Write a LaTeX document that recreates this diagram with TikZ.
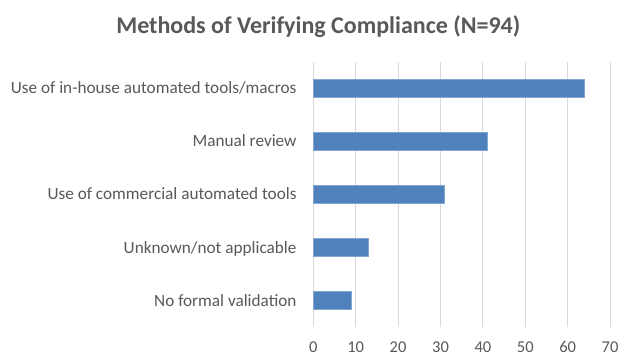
\documentclass[tikz,border=0pt]{standalone}
\usepackage{fontspec}
\setmainfont{Carlito}
\definecolor{txtgray}{HTML}{595959}
\definecolor{gridgray}{HTML}{D9D9D9}
\definecolor{barblue}{HTML}{4F81BD}
\begin{document}
\begin{tikzpicture}[x=1pt,y=-1pt,
  gridline/.style={draw=gridgray,line width=1pt},
  barbox/.style={fill=barblue,draw=barblue!70!white,line width=0.5pt},
  catlabel/.style={anchor=base east,text=txtgray,font=\fontsize{17.2}{20}\selectfont,inner sep=0pt},
  ticklabel/.style={anchor=base,text=txtgray,font=\fontsize{16.5}{19}\selectfont,inner sep=0pt},
  titlelabel/.style={anchor=base,text=txtgray,font=\fontsize{24}{28}\selectfont\bfseries,inner sep=0pt}]
\useasboundingbox (0,0) rectangle (619,356);
\fill[white] (0,0) rectangle (619,356);
\def\xo{313.3}
\def\xs{4.24}
% gridlines and tick labels
\foreach \v in {0,10,...,70}{
  \draw[gridline] ({\xo+\v*\xs},62) -- ({\xo+\v*\xs},327);
  \node[ticklabel] (t\v) at ({\xo+\v*\xs},352.5) {\v};
}
% title
\node[titlelabel] (title) at (318.3,33.3) {Methods of Verifying Compliance (N=94)};
% bars
\foreach \name/\val/\yc/\lab in {
  b1/64/88/{Use of in-house automated tools/macros},
  b2/41/141.2/{Manual review},
  b3/31/194.3/{Use of commercial automated tools},
  b4/13/247.5/{Unknown/not applicable},
  b5/9/300.5/{No formal validation}}{
  \draw[barbox] (\xo,\yc-9.2) rectangle ({\xo+\val*\xs},\yc+9.2);
  \node[catlabel] (l\name) at (296.7,\yc+5.6) {\lab};
}
\end{tikzpicture}
\end{document}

• **What this task involves**
Write out each line of the data exactly; the images should be left out.

• **Completed task**
Write a LaTeX document that recreates this diagram with TikZ.
\documentclass[tikz,border=0pt]{standalone}
\usepackage{fontspec}
\setmainfont{Carlito}
\definecolor{txtgray}{HTML}{595959}
\definecolor{gridgray}{HTML}{D9D9D9}
\definecolor{barblue}{HTML}{4F81BD}
\begin{document}
\begin{tikzpicture}[x=1pt,y=-1pt,
  gridline/.style={draw=gridgray,line width=1pt},
  barbox/.style={fill=barblue,draw=barblue!70!white,line width=0.5pt},
  catlabel/.style={anchor=base east,text=txtgray,font=\fontsize{17.2}{20}\selectfont,inner sep=0pt},
  ticklabel/.style={anchor=base,text=txtgray,font=\fontsize{16.5}{19}\selectfont,inner sep=0pt},
  titlelabel/.style={anchor=base,text=txtgray,font=\fontsize{24}{28}\selectfont\bfseries,inner sep=0pt}]
\useasboundingbox (0,0) rectangle (619,356);
\fill[white] (0,0) rectangle (619,356);
\def\xo{313.3}
\def\xs{4.24}
% gridlines and tick labels
\foreach \v in {0,10,...,70}{
  \draw[gridline] ({\xo+\v*\xs},62) -- ({\xo+\v*\xs},327);
  \node[ticklabel] (t\v) at ({\xo+\v*\xs},352.5) {\v};
}
% title
\node[titlelabel] (title) at (318.3,33.3) {Methods of Verifying Compliance (N=94)};
% bars
\foreach \name/\val/\yc/\lab in {
  b1/64/88/{Use of in-house automated tools/macros},
  b2/41/141.2/{Manual review},
  b3/31/194.3/{Use of commercial automated tools},
  b4/13/247.5/{Unknown/not applicable},
  b5/9/300.5/{No formal validation}}{
  \draw[barbox] (\xo,\yc-9.2) rectangle ({\xo+\val*\xs},\yc+9.2);
  \node[catlabel] (l\name) at (296.7,\yc+5.6) {\lab};
}
\end{tikzpicture}
\end{document}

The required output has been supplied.